Negative impact on students. The technical bias of open source proponents I think sometimes blinds them to the reality of a normal distribution curve of users. It is no surprise that the OSC letter uses a computing course as an example, and not say, a social sciences one, because these do not appear on their radar. The OU spends a good deal of time and effort in getting students to that first assignment, as we know from experience that if they do this they will probably go on to complete the course. At the start, many students lack confidence and aren't sure if study is for them. It would concern me if the first thing we made a nervous, technophobic student do was to perform a complicated installation and reconfiguration of their family PC, which they don't want to do, and can fail at. We will lose them before we even start the course.
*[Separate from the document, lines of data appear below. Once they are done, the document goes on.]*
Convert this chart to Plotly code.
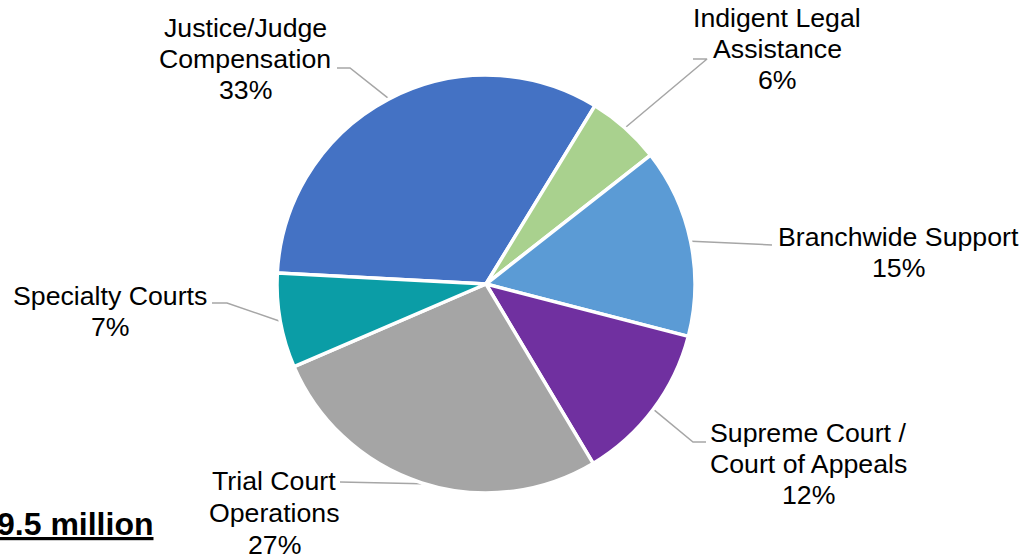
import math
import plotly.graph_objects as go

# ---- data ----
categories = ["Justice/Judge Compensation", "Indigent Legal Assistance", "Branchwide Support",
              "Supreme Court / Court of Appeals", "Trial Court Operations", "Specialty Courts"]
label_lines = [["Justice/Judge", "Compensation"], ["Indigent Legal", "Assistance"],
               ["Branchwide Support"], ["Supreme Court /", "Court of Appeals"],
               ["Trial Court", "Operations"], ["Specialty Courts"]]
values = [32.9, 5.7, 14.6, 12.4, 27.1, 7.3]
colors = ["#4472C4", "#A9D18E", "#5B9BD5", "#7030A0", "#A5A5A5", "#0B9DA6"]
total_text = "9.5 million"

# ---- layout (pixels) ----
W, H = 1028, 560
CX, CY, R = 486, 284, 209
START = -87  # degrees clockwise from 12 o'clock
# label block: center x, y of first line, line step
label_pos = [(245, 28, 31), (777, 18, 31), (898, 237, 31), (808, 433, 31), (274, 481, 32), (110, 296, 31)]
# leader: elbow point, end point (next to label)
leader_pts = [((350, 68), (337, 68)), ((707, 59), (693, 59)), ((760, 245), (772, 245)),
              ((693, 442), (706, 442)), ((345, 482), (340, 482)), ((227, 303), (212, 303))]

fig = go.Figure()
fig.add_trace(go.Pie(
    values=values, labels=categories, sort=False, direction="clockwise", rotation=START,
    marker=dict(colors=colors, line=dict(color="white", width=3.5)),
    textinfo="none", hoverinfo="label+percent", showlegend=False,
    domain=dict(x=[(CX - R) / W, (CX + R) / W], y=[(H - CY - R) / H, (H - CY + R) / H]),
))

tot = sum(values)
acc = 0.0
annotations = []
for i, v in enumerate(values):
    mid = START + 360 * (acc + v / 2) / tot
    acc += v
    a = math.radians(mid)
    px, py = CX + (R + 1) * math.sin(a), CY - (R + 1) * math.cos(a)
    (ex, ey), (tx, ty) = leader_pts[i]
    fig.add_trace(go.Scatter(x=[px, ex, tx], y=[py, ey, ty], mode="lines",
                             line=dict(color="#A6A6A6", width=1.5), hoverinfo="skip",
                             showlegend=False, xaxis="x", yaxis="y"))
    lx, ly, step = label_pos[i]
    lines = label_lines[i] + [f"{round(100 * v / tot)}%"]
    for j, t in enumerate(lines):
        annotations.append(dict(x=lx, y=ly + j * step, xref="x", yref="y", text=t, showarrow=False,
                                xanchor="center", yanchor="middle",
                                font=dict(family="Liberation Sans, Arial", size=26.7, color="black")))

annotations.append(dict(x=155, y=524, xref="x", yref="y", text=f"<b><u>{total_text}</u></b>",
                        showarrow=False, xanchor="right", yanchor="middle",
                        font=dict(family="Liberation Sans, Arial", size=32, color="black")))

fig.update_layout(
    width=W, height=H, margin=dict(l=0, r=0, t=0, b=0),
    paper_bgcolor="white", plot_bgcolor="rgba(0,0,0,0)",
    xaxis=dict(range=[0, W], visible=False, fixedrange=True, domain=[0, 1]),
    yaxis=dict(range=[H, 0], visible=False, fixedrange=True, domain=[0, 1]),
    annotations=annotations,
)
fig.write_html("out.html", config={"displayModeBar": False},
               post_script="document.body.style.margin='0';document.body.style.overflow='hidden';")
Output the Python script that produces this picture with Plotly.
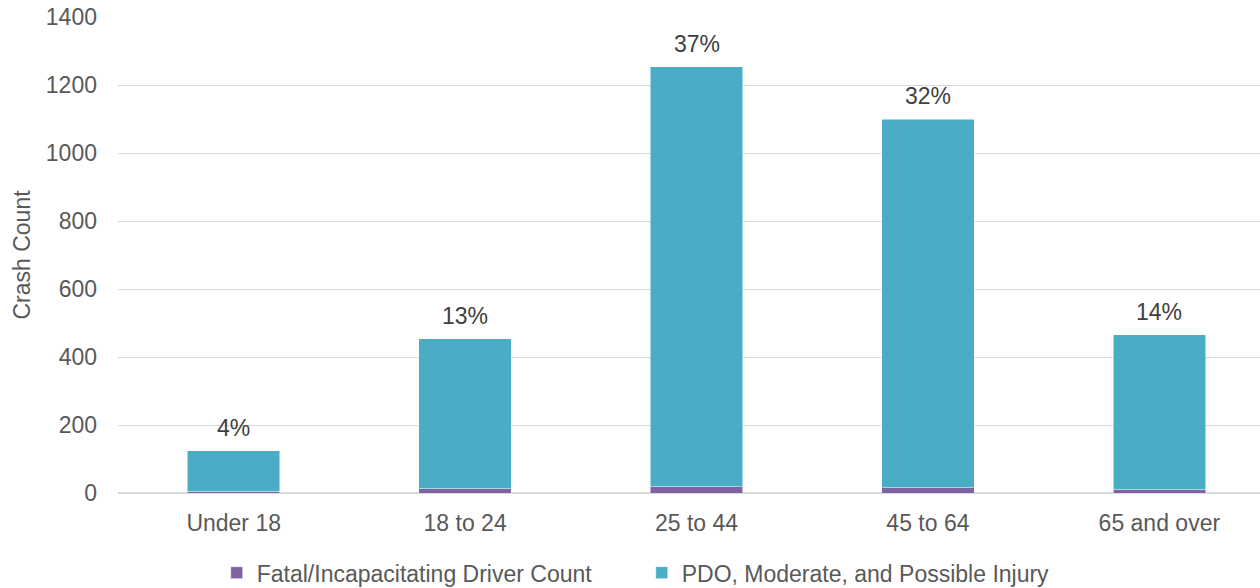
import plotly.graph_objects as go

categories = ["Under 18", "18 to 24", "25 to 44", "45 to 64", "65 and over"]
fatal = [3, 12, 18, 16, 10]
totals = [124, 453, 1253, 1100, 465]
pdo = [t - f for t, f in zip(totals, fatal)]
pct_labels = ["4%", "13%", "37%", "32%", "14%"]

FONT = "Liberation Sans, Arial, sans-serif"
GREY = "#595959"
FS = 23

fig = go.Figure()
fig.add_trace(go.Bar(x=categories, y=fatal, name="Fatal/Incapacitating Driver Count",
                     marker=dict(color="#8064A2", line=dict(color="white", width=0.5)), width=0.4))
fig.add_trace(go.Bar(x=categories, y=pdo, name="PDO, Moderate, and Possible Injury",
                     marker=dict(color="#4BACC6", line=dict(color="white", width=0.5)), width=0.4))

for c, t, lab in zip(categories, totals, pct_labels):
    fig.add_annotation(x=c, y=t, text=lab, showarrow=False, yanchor="bottom", yshift=8,
                       font=dict(family=FONT, size=FS, color="#404040"))

fig.update_layout(
    barmode="stack",
    width=1260, height=588,
    margin=dict(l=118, r=0, t=17, b=95),
    plot_bgcolor="white", paper_bgcolor="white",
    font=dict(family=FONT, size=FS, color=GREY),
    legend=dict(orientation="h", xref="container", x=0.172, xanchor="left",
                yref="container", y=0.026, yanchor="middle",
                font=dict(family=FONT, size=FS, color=GREY), itemwidth=30,
                traceorder="normal", entrywidth=380, entrywidthmode="pixels"),
    xaxis=dict(range=[-0.5, 4.435], showgrid=False, showline=False, ticks="",
               ticklabelstandoff=14,
               tickfont=dict(family=FONT, size=FS, color=GREY)),
    yaxis=dict(range=[0, 1400], dtick=200, showgrid=True, gridcolor="#d9d9d9", gridwidth=1,
               zeroline=True, zerolinecolor="#d9d9d9", zerolinewidth=2,
               tickfont=dict(family=FONT, size=FS, color=GREY), ticklabelstandoff=20,
               title=dict(text="Crash Count", font=dict(family=FONT, size=FS, color=GREY), standoff=8)),
)

fig.write_html("out.html")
A related argument is that of suitability. As much as we like it ideologically, open source solutions aren't always the best solutions. Particularly for some very specialist software, the OU often strikes very good deals with providers to give students 'free' proprietary software which is best suited to their needs. I feel that pedagogic suitability should be the priority for a university in selecting software, although FLOSS or not may be a significant contributing factor.
The last argument in favour of proprietary solutions is that we could be seen to be providing students in certain subject areas with experience of the commercial applications they will meet in the workplace. The Cisco courses are a specific example of this, although I think it is a weaker argument for generic software, such as Office – if someone can use Star Office they should be able to use MS Office.
I have one further concern about the letter, which is that it has a rather Stalinist resonance. We are more open than you, and we will out anyone who is not open. Comrades, report anyone who does not fully embrace openness to the central committee for openness! Weller has been overheard praising proprietary software – send him to the SourceForge Gulag! I think this is a dangerous route to go down, as arguments are always more nuanced than the simple FLOSS/proprietary binary choice.
Now onto the pro-FLOSS arguments (not in general, they've been done elsewhere, but why universities should promote them):
Positive action is required. The letter makes a good point about the hamster wheel – we support proprietary solutions because they have the biggest user base, so it is a pragmatic decision. Why do they have the biggest user base? Because people support them because they have the biggest user base. If (and the if is a strategic decision for universities to take) you want to move to more widespread FLOSS adoption then you need to take deliberate steps to make this happen. As the letter suggests the OS tools on the Asus has been one such significant breakthrough, and universities could use this as a springboard for further FLOSS uptake.
The role of universities. To
what extent should the OU, and indeed, all universities, force students
to adopt Open Source solutions? Should universities act as a force for
social change? One can see the argument here: if all universities did
this, then all students would graduate as a user base for open source,
which they'd take in to the workplace, forcing change there. Within a
few years, it's all open source, problem solved.
FLOSS as educational process. For me, the process of FLOSS is the most interesting element. In the FLOSScom project we looked at how these approaches could be adapted to education. I think there is a lot of value in this: students as co-creators, being part of a community, engaging in meaningful tasks, etc. To take my own argument, technology can be seen as a metaphor for how universities operate, so you could suggest that in order to adopt FLOSS like practices into general education practice the first step is to adopt FLOSS software.
So there you are – you can see my dilemma. I can see both sides, but ultimately I think the pragmatic and pedagogic suitability arguments are the strongest ones for a university, and so I think the OU probably has it about right in this case. Maybe it comes down to your definition of 'open'. As I've discussed before, for the OU openness primarily means open access. This means being open to students using commonly installed software. For the Open Source Consortium, open primarily means open source. These are often mutually supportive, as the OU's adoption of Moodle demonstrates, but maybe not always?